Banner image

Insights

Confronting Corona: Using Pooling to Detect Coronavirus with Fewer Tests

Dina Berenbaum, Researcher at Stardat (a UST company)

As demonstrated in South Korea, the country which so far seems to be the most successful in slowing down infection rate, mass testing for infected individuals helps speed up the testing process.

Dina Berenbaum, Researcher at Stardat (a UST company)

Style

Post-info

A few days ago, I suggested to Professor Roy Kishony, my former advisor, the idea of pooling COVID-19 samples together as a way of making the tests more efficient and thus being able to test more people.

Since then, the team in the lab of Prof. Roy Kishony managed to coordinate with overwhelming speed and efficiency an experiment that shows that in fact the LOD (limit of detection) of the currently used COVID-19 test allows for 1:32 and even 1:64 dilution. This amazing result was posted on Twitter.

Prof. Roy Kishony’s experiment demonstrates how to pool the COVID-19 testing process. We can mix a single positive sample of COVID-19 with 31 or 63 negative samples respectively, and still manage to detect the virus.

How Does Pooling Help?

As demonstrated in South Korea, the country which so far seems to be the most successful in slowing down infection rate, mass testing for infected individuals helps speed up the testing process.

Together with Maor Ivgi, Stardat CTO, we present an explanation of the motivation behind the sample pooling method. I will explain how we can utilize an ability to detect COVID-19 in pooled samples to identify infected individuals with much fewer tests.

Important disclaimer: We are neither epidemiologists nor we are laboratory workers. We do not claim to understand or predict the course of the epidemic or the best lab practice. We are simply adding some mathematical background that can help improve testing efficiency. All the code for the calculations can be found here.

An Introduction to Pooling Strategy

Let’s first define some basics. Even if you are not a mathematician, this section should be clear enough for you. I’ve tried to incorporate some basic math into a coherent explanation of the technique:

Problem to Solve: Given N samples collected from individuals who are suspected to be infected by the COVID-19 virus, labs currently have to conduct N tests in order to identify all the positive samples. Given the limited number of laboratories and equipment, this is not efficient. We would like to decrease the number of tests required.
Pooling: This means mixing s samples from different people together and conducting the test on the mixed sample.
Probability of Sickness: This is represented by the letter p, meaning the estimated probability of an individual being infected, assuming that infections are independent across the population.
Claim: Given a number of samples of |s|=N>1, for certain values of p, we can, in expectancy, identify all positive samples in less than N tests. This will be done using a “Divide & Conquer” approach within each pool.

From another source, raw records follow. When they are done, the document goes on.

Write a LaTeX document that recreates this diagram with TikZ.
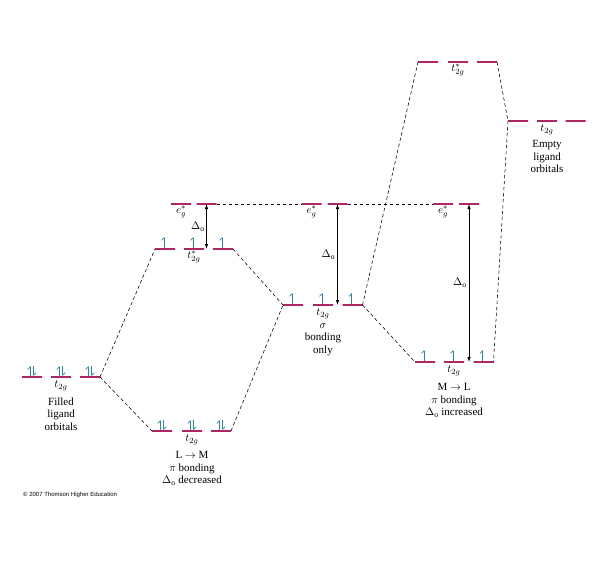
\documentclass[tikz,border=0pt]{standalone}
\usepackage{fontspec}
\setmainfont{Liberation Serif}
\newfontfamily\copyfont{Liberation Sans}
\usetikzlibrary{positioning,arrows.meta}
\definecolor{levelred}{RGB}{176,38,100}
\definecolor{spinblue}{RGB}{40,136,168}

\begin{document}
\begin{tikzpicture}[
    x=1pt, y=-1pt,
    node distance=3pt,
    level/.style={
        draw=levelred,
        line width=1.3pt,
        minimum width=20pt,
        minimum height=0pt,
        inner sep=0pt,
        outer sep=0pt
    },
    spin/.style={draw=spinblue, line width=0.7pt, -{Straight Barb[harpoon,length=2.5pt,width=5pt]}},
    link/.style={dash pattern=on 3.5pt off 2.5pt, line width=0.55pt},
    gap/.style={{Latex[length=5pt,width=3.5pt]}-{Latex[length=5pt,width=3.5pt]}, line width=0.75pt},
    lab/.style={inner sep=1pt, font=\fontsize{11}{12.5}\selectfont},
    note/.style={align=center, inner sep=1pt, font=\fontsize{11}{12.5}\selectfont}
]
\useasboundingbox (0,0) rectangle (600,563);

% Levels
\node[level] (fl1) at (32,377) {};
\node[level] (fl2) at (61,377) {};
\node[level] (fl3) at (90,377) {};

\node[level] (lb1) at (162,431) {};
\node[level] (lb2) at (192,431) {};
\node[level] (lb3) at (221,431) {};
\node[level] (la1) at (165,249) {};
\node[level] (la2) at (194,249) {};
\node[level] (la3) at (223,249) {};
\node[level] (le1) at (181,204) {};
\node[level] (le2) at (206.5,204) {};

\node[level] (ce1) at (311.5,204) {};
\node[level] (ce2) at (337.5,204) {};
\node[level] (cb1) at (293,305) {};
\node[level] (cb2) at (323,305) {};
\node[level] (cb3) at (352.5,305) {};

\node[level] (re1) at (443,204) {};
\node[level] (re2) at (469,204) {};
\node[level] (rb1) at (425,362) {};
\node[level] (rb2) at (454,362) {};
\node[level] (rb3) at (483.5,362) {};
\node[level] (ra1) at (428,62) {};
\node[level] (ra2) at (458,62) {};
\node[level] (ra3) at (487,62) {};

\node[level] (em1) at (518,121) {};
\node[level] (em2) at (547,121) {};
\node[level] (em3) at (575.5,121) {};

% Electrons
\foreach \n in {fl1,fl2,fl3,lb1,lb2,lb3} {
    \draw[spin] ([xshift=-1.8pt,yshift=1pt]\n.center) -- ++(0pt,10pt);
    \draw[spin] ([xshift=1.8pt,yshift=11pt]\n.center) -- ++(0pt,-10pt);
}
\foreach \n in {la1,la2,la3,cb1,cb2,cb3,rb1,rb2,rb3}
    \draw[spin] ([xshift=-1pt,yshift=1pt]\n.center) -- ++(0pt,11pt);

% Labels
\node[lab, below=of fl2] (flt) {$t_{2g}$};
\node[note, below=4pt of flt] (fltxt) {Filled\\ligand\\orbitals};
\node[lab, below=of lb2] (lbt) {$t_{2g}$};
\node[note, below=4pt of lbt] (lbtxt) {L $\rightarrow$ M\\$\pi$ bonding\\$\Delta_{\mathrm{o}}$ decreased};
\node[lab, below=1pt of la2] (lat) {$t_{2g}^{*}$};
\node[lab, below=1pt of le1] (let) {$e_{g}^{*}$};
\node[lab, below=1pt of ce1] (cet) {$e_{g}^{*}$};
\node[lab, below=of cb2] (cbt) {$t_{2g}$};
\node[note, below=2pt of cbt] (cbtxt) {$\sigma$\\bonding\\only};
\node[lab, below=1pt of re1] (ret) {$e_{g}^{*}$};
\node[lab, below=of rb2] (rbt) {$t_{2g}$};
\node[note, below=5pt of rbt] (rbtxt) {M $\rightarrow$ L\\$\pi$ bonding\\$\Delta_{\mathrm{o}}$ increased};
\node[lab, below=1pt of ra2] (rat) {$t_{2g}^{*}$};
\node[lab, below=of em2] (emt) {$t_{2g}$};
\node[note, below=3pt of emt] (emtxt) {Empty\\ligand\\orbitals};

% Correlation lines
\draw[link] (fl3.east) -- (la1.west);
\draw[link] (fl3.east) -- (lb1.west);
\draw[link] (la3.east) -- (cb1.west);
\draw[link] (lb3.east) -- (cb1.west);
\draw[link] (cb3.east) -- (ra1.west);
\draw[link] (cb3.east) -- (rb1.west);
\draw[link] (ra3.east) -- (em1.west);
\draw[link] (em1.west) -- (rb3.east);
\draw[link] (le2.east) -- (ce1.west);
\draw[link] (ce2.east) -- (re1.west);

% Splittings
\draw[gap] (le2.center) -- node[lab, left=0.5pt] {$\Delta_{\mathrm{o}}$} (le2.center |- la3.center);
\draw[gap] (ce2.center) -- node[lab, left=1pt] {$\Delta_{\mathrm{o}}$} (ce2.center |- cb3.center);
\draw[gap] (re2.center) -- node[lab, left=1pt] {$\Delta_{\mathrm{o}}$} (re2.center |- rb3.center);

\node[anchor=west, inner sep=0pt, font=\copyfont\fontsize{6}{7}\selectfont] (copy) at (23,495) {\textcopyright{} 2007 Thomson Higher Education};

\end{tikzpicture}
\end{document}
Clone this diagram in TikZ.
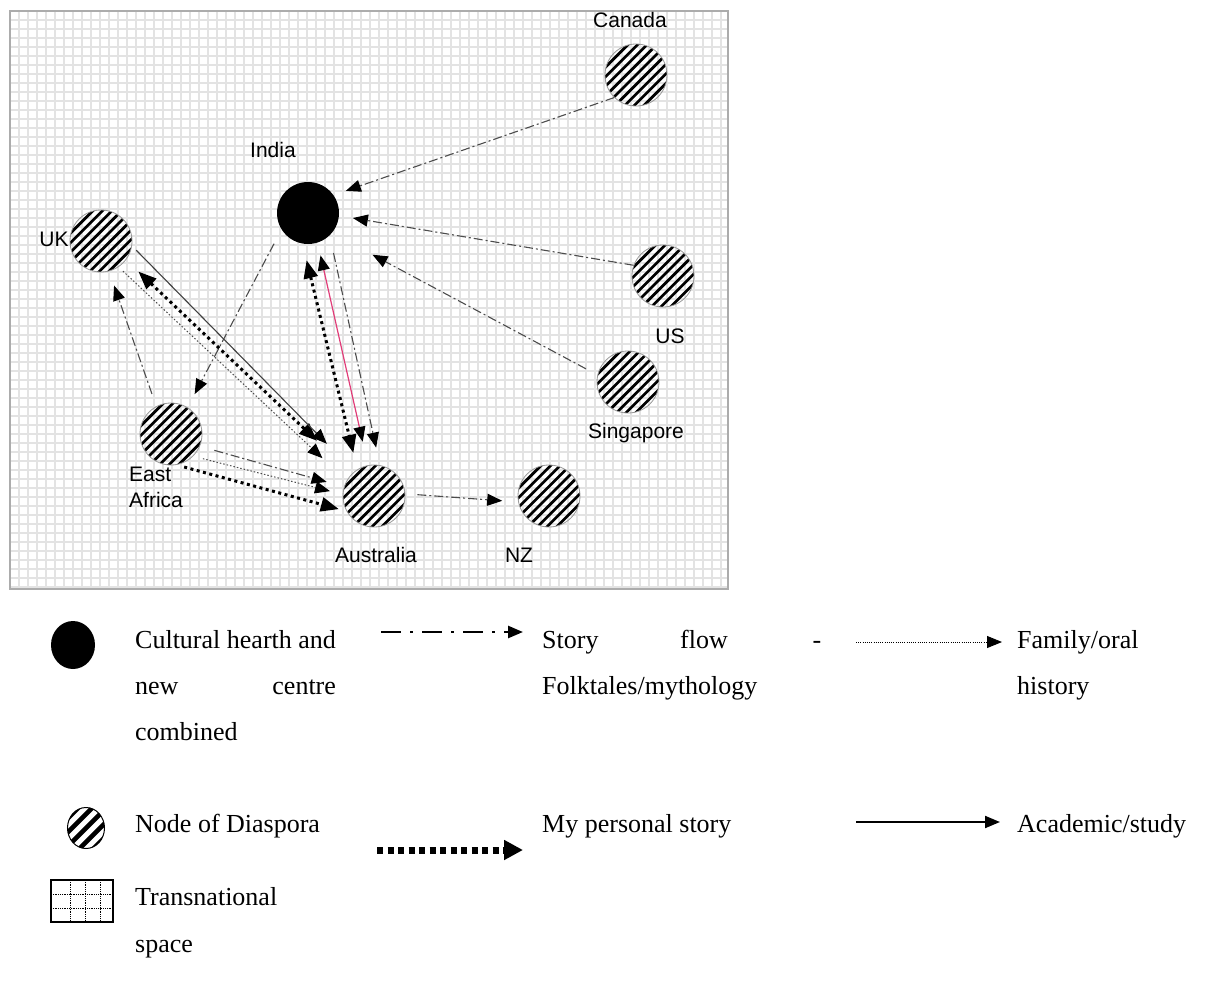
\documentclass[tikz,border=0pt]{standalone}
\usepackage{fontspec}
\usepackage{xcolor}
\usetikzlibrary{arrows.meta,shapes.geometric}
\newfontfamily\legfont{Liberation Serif}
\newfontfamily\lblfont{Liberation Sans}
\definecolor{gridgray}{gray}{0.89}
\definecolor{redlink}{RGB}{225,60,120}

\tikzset{
  stripes/.style 2 args={path picture={
    \foreach \s in {-6,...,6}
      \draw[black, line width=#2]
        ([shift={({\s*#1},0)}]path picture bounding box.center) ++(-45pt,-45pt) -- ++(90pt,90pt);}},
  diaspora/.style={circle, minimum size=62pt, inner sep=0pt, draw=gray!80, line width=0.8pt,
    stripes={9.6}{2.7pt}},
  hearth/.style={circle, minimum size=62pt, inner sep=0pt, fill=black},
  place/.style={font=\lblfont\fontsize{21}{26}\selectfont, inner sep=0pt},
  legtext/.style={font=\legfont\fontsize{26}{30}\selectfont, inner sep=0pt, anchor=base west},
  smalltip/.style={-{Triangle[length=15pt,width=12pt,color=black]}},
  story/.style={smalltip, black!70, line width=1.1pt, dash pattern=on 9pt off 3pt on 2pt off 3pt},
  family/.style={smalltip, black!70, line width=1pt, dash pattern=on 1.5pt off 2pt},
  personal/.style={{Triangle[length=18pt,width=14pt]}-{Triangle[length=18pt,width=14pt]},
    black, line width=3pt, dash pattern=on 3pt off 3.5pt},
  academic/.style={smalltip, black!75, line width=1.1pt},
  redline/.style={{Triangle[length=15pt,width=12pt,color=black]}-{Triangle[length=15pt,width=12pt,color=black]},
    redlink, line width=1.2pt},
  keytip/.style={-{Triangle[length=15pt,width=12pt]}},
}

\begin{document}
\begin{tikzpicture}[x=1pt, y=-1pt]
  \useasboundingbox (0,0) rectangle (1205,985);

  % transnational space
  \foreach \gx in {19,28,...,727}
    \draw[gridgray, line width=1.3pt] (\gx,11) -- (\gx,589);
  \foreach \gy in {20,29,...,588}
    \draw[gridgray, line width=1.3pt] (10,\gy) -- (728,\gy);
  \draw[gray!65, line width=2.5pt] (10,11) rectangle (728,589);

  % places
  \node[hearth]   (india)   at (308,213) {};
  \node[diaspora] (uk)      at (101,241) {};
  \node[diaspora] (canada)  at (636,75)  {};
  \node[diaspora] (us)      at (663,276) {};
  \node[diaspora] (sing)    at (628,382) {};
  \node[diaspora] (eafrica) at (171,434) {};
  \node[diaspora] (aus)     at (374,496) {};
  \node[diaspora] (nz)      at (549,496) {};

  \node[place] (indialbl)  at (273,150) {India};
  \node[place] (uklbl)     at (54,239)  {UK};
  \node[place] (canadalbl) at (630,20)  {Canada};
  \node[place] (uslbl)     at (670,336) {US};
  \node[place] (singlbl)   at (636,433) {Singapore};
  \node[place, align=left, anchor=north west] (ealbl) at (129,467) {East\\Africa};
  \node[place] (auslbl)    at (376,555) {Australia};
  \node[place] (nzlbl)     at (519,555) {NZ};

  % story flows
  \draw[story, shorten >=13pt] (canada.226) -- (india.35);
  \draw[story, shorten >=14pt] (us.160) -- (india.355);
  \draw[story, shorten <=13pt, shorten >=46pt] (sing.167) -- (india.320);
  \draw[story, shorten <=16pt, shorten >=15pt] (india.212) -- (eafrica.58);
  \draw[story, shorten <=18pt, shorten >=18pt] (india.314) -- (aus.79);
  \draw[story, shorten <=13pt, shorten >=15pt] (eafrica.118) -- (uk.285);
  \draw[story, shorten <=15pt, shorten >=18pt] (eafrica.337) -- (aus.163);
  \draw[story, shorten <=12pt, shorten >=16pt] (aus.4) -- (nz.191);

  % family, personal and study links
  \draw[family, shorten <=6pt, shorten >=33pt] (uk.304) -- (aus.151);
  \draw[family, shorten <=10pt, shorten >=13pt] (eafrica.315) -- (aus.177);
  \draw[personal, shorten <=17pt, shorten >=17pt] (india.260) -- (aus.122);
  \draw[personal, shorten <=17pt, shorten >=48pt] (uk.323) -- (aus.135);
  \draw[personal, -{Triangle[length=18pt,width=14pt]}, shorten <=8pt, shorten >=8pt]
    (eafrica.280) -- (aus.209);
  \draw[academic, shorten <=6pt, shorten >=39pt] (uk.351) -- (aus.129);
  \draw[redline, shorten <=24pt, shorten >=13pt] (aus.101) -- (india.288);

  % key
  \node[ellipse, fill=black, minimum width=44pt, minimum height=48pt, inner sep=0pt]
    (hearthkey) at (73,645) {};
  \node[legtext] (hearthA) at (135,648) {Cultural hearth and};
  \node[legtext] (hearthB) at (135,694) {new};
  \node[legtext, anchor=base east] (hearthC) at (hearthA.east |- hearthB.base) {centre};
  \node[legtext] (hearthD) at (135,740) {combined};

  \node[ellipse, draw=black, line width=1pt, minimum width=37pt, minimum height=41pt,
    inner sep=0pt, stripes={14}{4.6pt}]
    (diasporakey) at (86,828) {};
  \node[legtext] (diasporatxt) at (135,832) {Node of Diaspora};

  \node[draw, line width=1.5pt, minimum width=62pt, minimum height=42pt, inner sep=0pt]
    (spacekey) at (82,901) {};
  \foreach \kx in {70,85,100}
    \draw[densely dotted, line width=0.8pt] (\kx,880) -- (\kx,922);
  \foreach \ky in {894,908}
    \draw[densely dotted, line width=0.8pt] (51,\ky) -- (113,\ky);
  \node[legtext] (spaceA) at (135,905) {Transnational};
  \node[legtext] (spaceB) at (135,952) {space};

  \coordinate (storyS) at (381,632);
  \coordinate (storyE) at (523,632);
  \draw[keytip, line width=2.6pt, dash pattern=on 20pt off 9pt on 3pt off 9pt] (storyS) -- (storyE);
  \node[legtext] (storyA) at (542,648) {Story};
  \node[legtext, anchor=base] (storyB) at (704,648) {flow};
  \node[legtext, anchor=base] (storyC) at (817,648) {-};
  \node[legtext] (storyD) at (542,694) {Folktales/mythology};

  \coordinate (personalS) at (377,850);
  \coordinate (personalE) at (523,850);
  \draw[-{Triangle[length=19pt,width=19pt]}, line width=7pt, dash pattern=on 6pt off 4.5pt]
    (personalS) -- (personalE);
  \node[legtext] (personaltxt) at (542,832) {My personal story};

  \coordinate (familyS) at (856,642);
  \coordinate (familyE) at (1002,642);
  \draw[keytip, line width=0.9pt, dash pattern=on 1pt off 1.2pt] (familyS) -- (familyE);
  \node[legtext] (familyA) at (1017,648) {Family/oral};
  \node[legtext] (familyB) at (1017,694) {history};

  \coordinate (studyS) at (856,822);
  \coordinate (studyE) at (1000,822);
  \draw[keytip, line width=2pt] (studyS) -- (studyE);
  \node[legtext] (studytxt) at (1017,832) {Academic/study};
\end{tikzpicture}
\end{document}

Stated more simply: We can find all of the positive samples inside a group - without the need to test all of them. The way to do it will be to rule out the entire group if it returns negative, and otherwise divide the group into two subgroups half the size each, and test both. This will be done recursively.

Pre-scoring and Ordering the Samples

While in the previous section, we referred to p (probabilities of infection) as being the same for the entire population - in reality, it is not.

If we manage to score the samples prior to testing based on their risk of infection, we can then order them by their scoring, resulting in fewer positive pools, meaning fewer tests conducted.

Again, without claiming to be epidemiologists or health care professionals, some possible suggestions for the scoring method could be:

Verified close contact with a known patient
Second-order contact
Presence of symptoms

Usage of Blocks

Perhaps at some stage, or in the presence of some considerations, there won’t be a need to identify each individual positive sample. Rather, it might be helpful to identify some very close contact blocks.

As an example, for family members who live in the same household, it will be enough to identify whether at least one family member is infected and act upon it.

In this case, the use of blocks that are moving together in the division will allow for early stopping of the algorithm – i.e., once a node is positive and consists only of the given block, there is no need to continue splitting and testing.

Reducing the Number of Tests to Identify Positive Samples

We have presented here a strategy, backed by math, to reduce the number of tests needed to identify positive samples.

Prof. Roy Kishony’s experiment proves that COVID-19 tests can be pooled at a rate of a 1:32 and even a 1:64 dilution. This means that we can mix a single positive sample of COVID-19 with 31 or 63 negative samples respectively, and still manage to detect the virus. The optimal size of the pooled group depends on the probability of infection.

Moreover, we can further reduce the number of tests needed by scoring the samples prior to testing based on their risk of infection as well as by taking advantage of close contact blocks (such as when testing members of the same family).

By pooling COVID-19 samples together using this strategy, we require fewer tests to obtain the same results. Thus, we can test more people, more quickly.